> RECORD SET
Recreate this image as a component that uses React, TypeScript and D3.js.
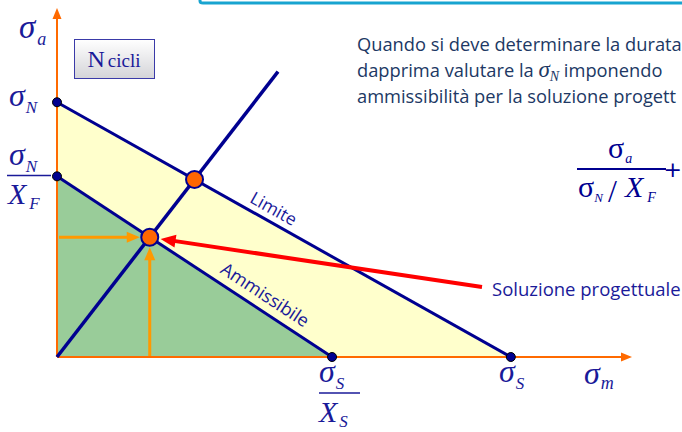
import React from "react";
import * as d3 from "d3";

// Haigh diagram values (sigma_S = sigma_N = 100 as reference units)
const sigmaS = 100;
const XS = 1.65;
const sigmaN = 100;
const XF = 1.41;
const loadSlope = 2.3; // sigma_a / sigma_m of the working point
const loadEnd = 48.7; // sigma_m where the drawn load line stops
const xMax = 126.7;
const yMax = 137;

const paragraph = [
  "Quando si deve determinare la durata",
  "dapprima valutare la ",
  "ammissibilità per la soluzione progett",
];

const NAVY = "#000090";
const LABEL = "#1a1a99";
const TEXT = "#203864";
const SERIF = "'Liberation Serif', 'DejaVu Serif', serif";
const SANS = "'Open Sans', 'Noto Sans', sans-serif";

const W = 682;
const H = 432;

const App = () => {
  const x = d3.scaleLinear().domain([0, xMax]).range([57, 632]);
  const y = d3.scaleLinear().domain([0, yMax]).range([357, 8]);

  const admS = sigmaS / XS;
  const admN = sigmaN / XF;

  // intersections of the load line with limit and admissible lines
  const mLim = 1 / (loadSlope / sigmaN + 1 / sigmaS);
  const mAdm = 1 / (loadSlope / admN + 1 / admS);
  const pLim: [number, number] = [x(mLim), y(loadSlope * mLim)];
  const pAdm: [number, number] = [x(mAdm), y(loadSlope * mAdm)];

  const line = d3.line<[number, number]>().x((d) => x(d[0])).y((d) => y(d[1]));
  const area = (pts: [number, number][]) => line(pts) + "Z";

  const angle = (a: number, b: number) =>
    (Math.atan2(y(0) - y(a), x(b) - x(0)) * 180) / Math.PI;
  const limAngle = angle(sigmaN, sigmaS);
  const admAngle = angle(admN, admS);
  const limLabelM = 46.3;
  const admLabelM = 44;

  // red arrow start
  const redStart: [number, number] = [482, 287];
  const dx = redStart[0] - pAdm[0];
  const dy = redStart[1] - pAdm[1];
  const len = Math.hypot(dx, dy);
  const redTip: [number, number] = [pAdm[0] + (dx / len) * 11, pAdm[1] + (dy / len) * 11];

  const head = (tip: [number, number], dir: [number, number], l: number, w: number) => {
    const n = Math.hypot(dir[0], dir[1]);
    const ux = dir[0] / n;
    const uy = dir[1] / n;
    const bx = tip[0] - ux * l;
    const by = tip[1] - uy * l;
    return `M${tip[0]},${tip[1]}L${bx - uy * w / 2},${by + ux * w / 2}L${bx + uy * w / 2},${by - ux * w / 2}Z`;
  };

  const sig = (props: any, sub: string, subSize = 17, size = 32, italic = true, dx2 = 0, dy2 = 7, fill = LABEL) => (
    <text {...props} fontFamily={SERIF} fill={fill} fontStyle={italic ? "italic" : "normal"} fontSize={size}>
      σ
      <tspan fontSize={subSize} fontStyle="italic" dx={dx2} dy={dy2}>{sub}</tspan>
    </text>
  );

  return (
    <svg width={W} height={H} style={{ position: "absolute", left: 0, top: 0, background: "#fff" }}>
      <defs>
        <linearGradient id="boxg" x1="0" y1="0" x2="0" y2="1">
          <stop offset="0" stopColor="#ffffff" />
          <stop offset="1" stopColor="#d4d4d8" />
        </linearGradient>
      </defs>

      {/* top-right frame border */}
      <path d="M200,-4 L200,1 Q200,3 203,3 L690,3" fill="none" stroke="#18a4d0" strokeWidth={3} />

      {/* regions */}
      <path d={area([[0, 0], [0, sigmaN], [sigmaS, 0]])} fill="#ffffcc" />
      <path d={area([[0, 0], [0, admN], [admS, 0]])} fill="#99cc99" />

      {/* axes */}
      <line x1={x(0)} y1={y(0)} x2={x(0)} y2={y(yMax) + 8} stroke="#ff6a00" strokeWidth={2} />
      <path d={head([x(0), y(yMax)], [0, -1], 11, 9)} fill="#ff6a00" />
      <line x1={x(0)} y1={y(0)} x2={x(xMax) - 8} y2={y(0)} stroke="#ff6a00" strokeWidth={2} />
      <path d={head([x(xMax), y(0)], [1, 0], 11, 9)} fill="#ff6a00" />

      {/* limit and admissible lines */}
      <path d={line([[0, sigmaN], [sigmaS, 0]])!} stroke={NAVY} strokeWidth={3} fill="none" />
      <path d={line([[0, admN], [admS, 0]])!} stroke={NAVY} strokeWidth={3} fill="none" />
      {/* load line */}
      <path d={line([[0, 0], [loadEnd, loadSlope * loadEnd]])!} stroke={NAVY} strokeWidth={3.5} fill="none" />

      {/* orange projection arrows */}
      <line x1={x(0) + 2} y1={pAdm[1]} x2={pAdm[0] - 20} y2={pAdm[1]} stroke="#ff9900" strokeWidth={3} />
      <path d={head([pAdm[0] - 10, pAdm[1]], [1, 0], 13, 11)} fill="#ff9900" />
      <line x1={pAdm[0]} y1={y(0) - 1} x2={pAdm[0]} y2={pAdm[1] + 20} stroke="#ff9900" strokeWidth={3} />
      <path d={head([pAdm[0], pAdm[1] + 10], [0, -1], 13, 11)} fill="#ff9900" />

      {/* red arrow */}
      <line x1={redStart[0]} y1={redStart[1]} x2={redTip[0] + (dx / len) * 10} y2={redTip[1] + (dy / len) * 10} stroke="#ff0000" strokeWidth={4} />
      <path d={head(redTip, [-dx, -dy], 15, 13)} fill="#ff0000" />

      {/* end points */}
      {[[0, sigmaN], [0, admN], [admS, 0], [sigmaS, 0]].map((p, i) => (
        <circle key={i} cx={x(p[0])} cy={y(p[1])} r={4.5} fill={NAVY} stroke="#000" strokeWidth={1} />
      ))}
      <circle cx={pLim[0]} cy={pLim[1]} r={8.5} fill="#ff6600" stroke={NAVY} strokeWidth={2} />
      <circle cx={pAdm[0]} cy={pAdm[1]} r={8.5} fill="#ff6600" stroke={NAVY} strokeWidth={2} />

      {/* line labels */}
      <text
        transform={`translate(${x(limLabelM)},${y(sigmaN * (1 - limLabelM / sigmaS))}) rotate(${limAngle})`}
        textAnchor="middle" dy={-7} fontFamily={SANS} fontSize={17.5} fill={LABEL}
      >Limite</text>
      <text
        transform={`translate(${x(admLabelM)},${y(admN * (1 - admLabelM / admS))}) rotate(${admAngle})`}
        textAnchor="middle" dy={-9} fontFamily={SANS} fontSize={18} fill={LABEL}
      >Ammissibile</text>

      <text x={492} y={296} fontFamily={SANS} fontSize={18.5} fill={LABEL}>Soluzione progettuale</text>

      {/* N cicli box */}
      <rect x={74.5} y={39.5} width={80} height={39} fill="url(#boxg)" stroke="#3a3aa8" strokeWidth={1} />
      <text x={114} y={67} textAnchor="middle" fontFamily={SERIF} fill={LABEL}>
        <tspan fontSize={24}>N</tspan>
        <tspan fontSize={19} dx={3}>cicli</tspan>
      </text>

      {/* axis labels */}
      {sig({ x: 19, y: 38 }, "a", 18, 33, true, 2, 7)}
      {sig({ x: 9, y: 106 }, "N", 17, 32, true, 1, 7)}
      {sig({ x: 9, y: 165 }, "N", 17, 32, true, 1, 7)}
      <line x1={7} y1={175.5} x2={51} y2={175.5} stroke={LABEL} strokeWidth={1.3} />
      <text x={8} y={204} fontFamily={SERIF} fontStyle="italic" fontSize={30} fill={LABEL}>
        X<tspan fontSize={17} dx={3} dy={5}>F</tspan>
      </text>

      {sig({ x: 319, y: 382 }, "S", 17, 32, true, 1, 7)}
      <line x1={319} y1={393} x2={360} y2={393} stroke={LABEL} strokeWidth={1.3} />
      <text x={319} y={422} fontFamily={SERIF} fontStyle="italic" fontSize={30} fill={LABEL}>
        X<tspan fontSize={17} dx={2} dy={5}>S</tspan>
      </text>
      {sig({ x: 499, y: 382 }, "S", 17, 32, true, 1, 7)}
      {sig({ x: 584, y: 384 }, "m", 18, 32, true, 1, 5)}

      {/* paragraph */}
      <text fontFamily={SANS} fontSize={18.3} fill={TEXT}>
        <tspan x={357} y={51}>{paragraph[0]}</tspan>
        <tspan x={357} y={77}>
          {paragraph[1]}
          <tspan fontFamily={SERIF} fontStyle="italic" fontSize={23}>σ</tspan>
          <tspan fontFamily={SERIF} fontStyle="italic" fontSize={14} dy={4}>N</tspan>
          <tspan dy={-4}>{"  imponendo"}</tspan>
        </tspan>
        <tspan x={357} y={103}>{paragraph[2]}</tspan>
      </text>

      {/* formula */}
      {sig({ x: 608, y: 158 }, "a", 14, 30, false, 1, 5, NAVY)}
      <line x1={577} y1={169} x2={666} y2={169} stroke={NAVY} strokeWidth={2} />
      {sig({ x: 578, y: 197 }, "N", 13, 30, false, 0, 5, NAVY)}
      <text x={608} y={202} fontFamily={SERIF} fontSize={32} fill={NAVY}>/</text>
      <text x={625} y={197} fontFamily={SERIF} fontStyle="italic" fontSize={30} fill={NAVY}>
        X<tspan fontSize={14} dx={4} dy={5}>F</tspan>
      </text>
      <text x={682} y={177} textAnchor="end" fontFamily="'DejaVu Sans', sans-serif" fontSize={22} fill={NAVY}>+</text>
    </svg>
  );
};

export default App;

* * *

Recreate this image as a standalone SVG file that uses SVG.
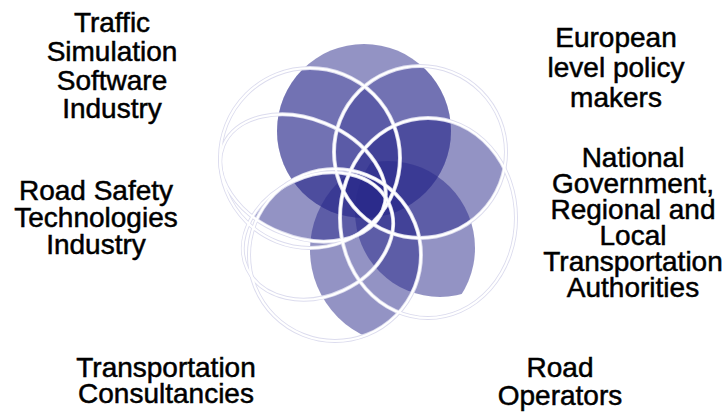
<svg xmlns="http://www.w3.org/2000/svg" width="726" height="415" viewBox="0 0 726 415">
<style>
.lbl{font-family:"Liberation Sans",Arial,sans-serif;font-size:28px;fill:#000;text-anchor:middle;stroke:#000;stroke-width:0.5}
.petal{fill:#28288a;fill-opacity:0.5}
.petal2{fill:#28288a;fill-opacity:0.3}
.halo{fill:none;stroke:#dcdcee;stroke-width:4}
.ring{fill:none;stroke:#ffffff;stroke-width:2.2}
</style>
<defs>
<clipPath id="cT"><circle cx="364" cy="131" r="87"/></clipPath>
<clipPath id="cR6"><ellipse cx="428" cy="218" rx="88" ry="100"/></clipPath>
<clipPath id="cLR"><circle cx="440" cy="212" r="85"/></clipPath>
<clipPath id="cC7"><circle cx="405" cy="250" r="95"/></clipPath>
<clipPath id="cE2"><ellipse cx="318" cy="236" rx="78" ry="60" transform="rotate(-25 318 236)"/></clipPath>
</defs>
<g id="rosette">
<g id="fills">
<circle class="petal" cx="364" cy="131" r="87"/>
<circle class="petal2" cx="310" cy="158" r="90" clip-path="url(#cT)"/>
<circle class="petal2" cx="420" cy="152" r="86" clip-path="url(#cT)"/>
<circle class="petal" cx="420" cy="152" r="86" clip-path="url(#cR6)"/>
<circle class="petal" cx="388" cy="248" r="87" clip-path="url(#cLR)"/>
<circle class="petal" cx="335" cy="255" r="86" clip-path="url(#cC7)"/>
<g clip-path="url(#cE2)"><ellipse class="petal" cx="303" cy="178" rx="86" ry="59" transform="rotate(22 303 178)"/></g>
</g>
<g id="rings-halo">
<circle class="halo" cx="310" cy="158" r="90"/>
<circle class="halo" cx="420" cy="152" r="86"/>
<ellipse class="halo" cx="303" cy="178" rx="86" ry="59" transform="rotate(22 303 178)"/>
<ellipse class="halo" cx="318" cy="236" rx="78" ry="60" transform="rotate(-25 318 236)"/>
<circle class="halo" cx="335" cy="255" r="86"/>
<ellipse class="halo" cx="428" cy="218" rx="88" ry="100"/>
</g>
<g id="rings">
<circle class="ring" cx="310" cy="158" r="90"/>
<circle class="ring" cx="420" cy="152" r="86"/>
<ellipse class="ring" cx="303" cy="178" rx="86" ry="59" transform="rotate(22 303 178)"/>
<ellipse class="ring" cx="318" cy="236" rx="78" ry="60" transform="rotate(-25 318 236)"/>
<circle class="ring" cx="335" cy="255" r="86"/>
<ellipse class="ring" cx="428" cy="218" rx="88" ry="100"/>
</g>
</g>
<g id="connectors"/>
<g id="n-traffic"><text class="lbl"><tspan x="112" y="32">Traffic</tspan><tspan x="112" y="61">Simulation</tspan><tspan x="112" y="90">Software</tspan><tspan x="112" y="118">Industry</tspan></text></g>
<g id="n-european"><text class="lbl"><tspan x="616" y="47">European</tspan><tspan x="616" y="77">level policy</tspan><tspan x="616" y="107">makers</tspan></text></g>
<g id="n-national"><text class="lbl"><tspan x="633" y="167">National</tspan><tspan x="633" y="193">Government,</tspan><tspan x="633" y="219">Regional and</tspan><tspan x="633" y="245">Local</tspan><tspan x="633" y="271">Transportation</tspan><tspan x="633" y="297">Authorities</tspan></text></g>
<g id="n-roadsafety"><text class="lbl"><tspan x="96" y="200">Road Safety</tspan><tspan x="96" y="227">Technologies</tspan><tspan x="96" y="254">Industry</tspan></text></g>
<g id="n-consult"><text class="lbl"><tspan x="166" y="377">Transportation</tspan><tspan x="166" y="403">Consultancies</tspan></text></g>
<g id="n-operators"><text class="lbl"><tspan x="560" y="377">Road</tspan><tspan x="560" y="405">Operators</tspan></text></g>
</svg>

---

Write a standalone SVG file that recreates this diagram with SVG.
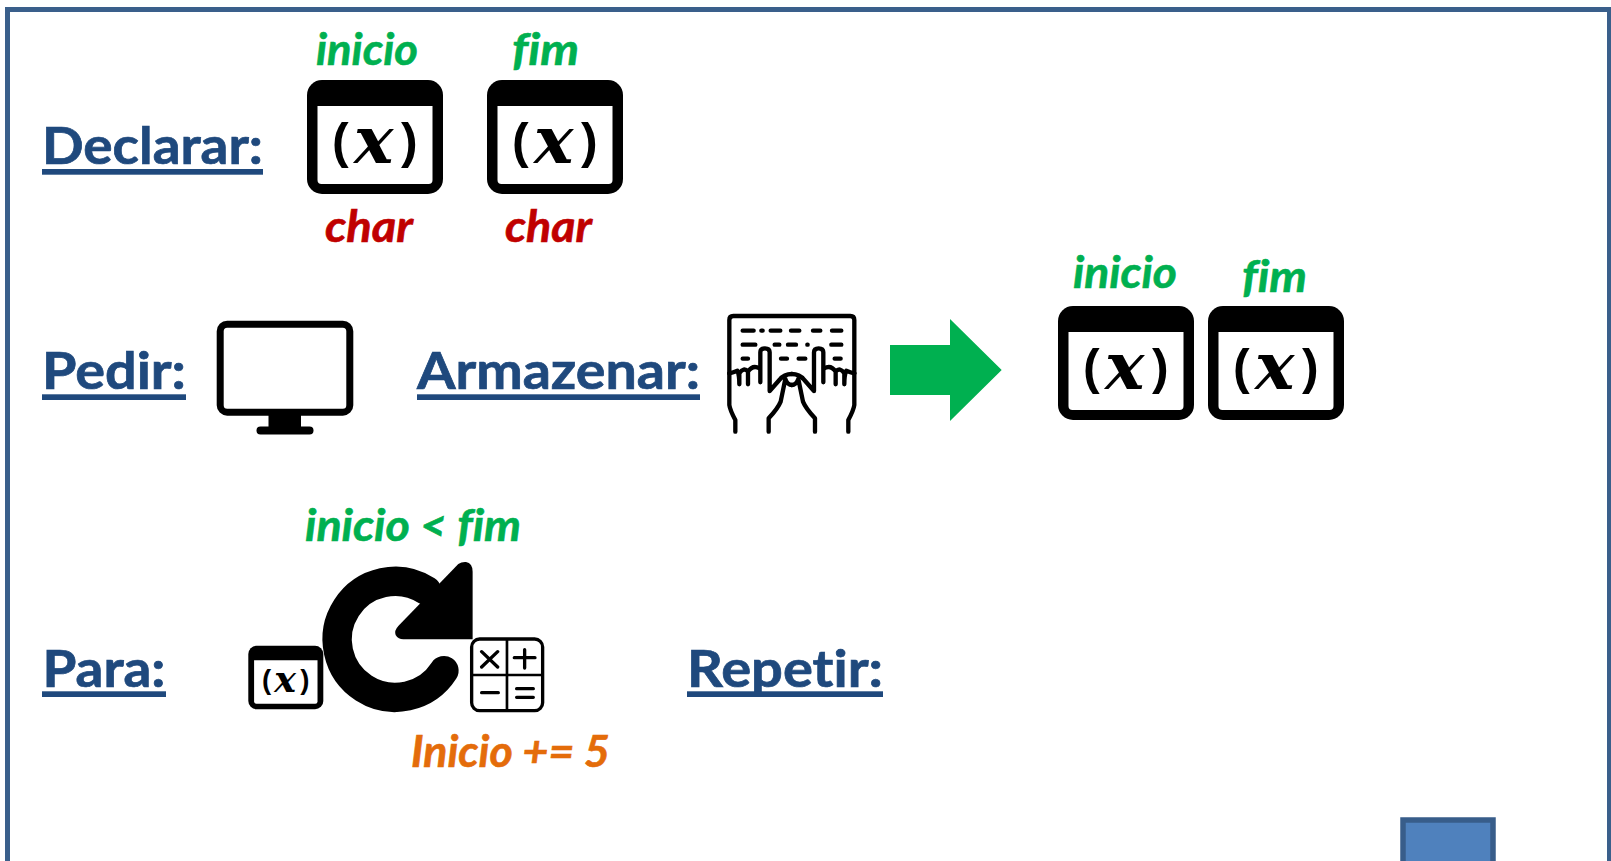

> STATED GOAL
Your task is to retype exactly the lines from the one containing "Recreate this image as a component" through the one containing "const area = (pts: [number, number][])", leaving every picture out.

> IN RESPONSE
Recreate this image as a component that uses React, TypeScript and D3.js.
import React from "react";
import * as d3 from "d3";

// Haigh diagram values (sigma_S = sigma_N = 100 as reference units)
const sigmaS = 100;
const XS = 1.65;
const sigmaN = 100;
const XF = 1.41;
const loadSlope = 2.3; // sigma_a / sigma_m of the working point
const loadEnd = 48.7; // sigma_m where the drawn load line stops
const xMax = 126.7;
const yMax = 137;

const paragraph = [
  "Quando si deve determinare la durata",
  "dapprima valutare la ",
  "ammissibilità per la soluzione progett",
];

const NAVY = "#000090";
const LABEL = "#1a1a99";
const TEXT = "#203864";
const SERIF = "'Liberation Serif', 'DejaVu Serif', serif";
const SANS = "'Open Sans', 'Noto Sans', sans-serif";

const W = 682;
const H = 432;

const App = () => {
  const x = d3.scaleLinear().domain([0, xMax]).range([57, 632]);
  const y = d3.scaleLinear().domain([0, yMax]).range([357, 8]);

  const admS = sigmaS / XS;
  const admN = sigmaN / XF;

  // intersections of the load line with limit and admissible lines
  const mLim = 1 / (loadSlope / sigmaN + 1 / sigmaS);
  const mAdm = 1 / (loadSlope / admN + 1 / admS);
  const pLim: [number, number] = [x(mLim), y(loadSlope * mLim)];
  const pAdm: [number, number] = [x(mAdm), y(loadSlope * mAdm)];

  const line = d3.line<[number, number]>().x((d) => x(d[0])).y((d) => y(d[1]));
  const area = (pts: [number, number][]) => line(pts) + "Z";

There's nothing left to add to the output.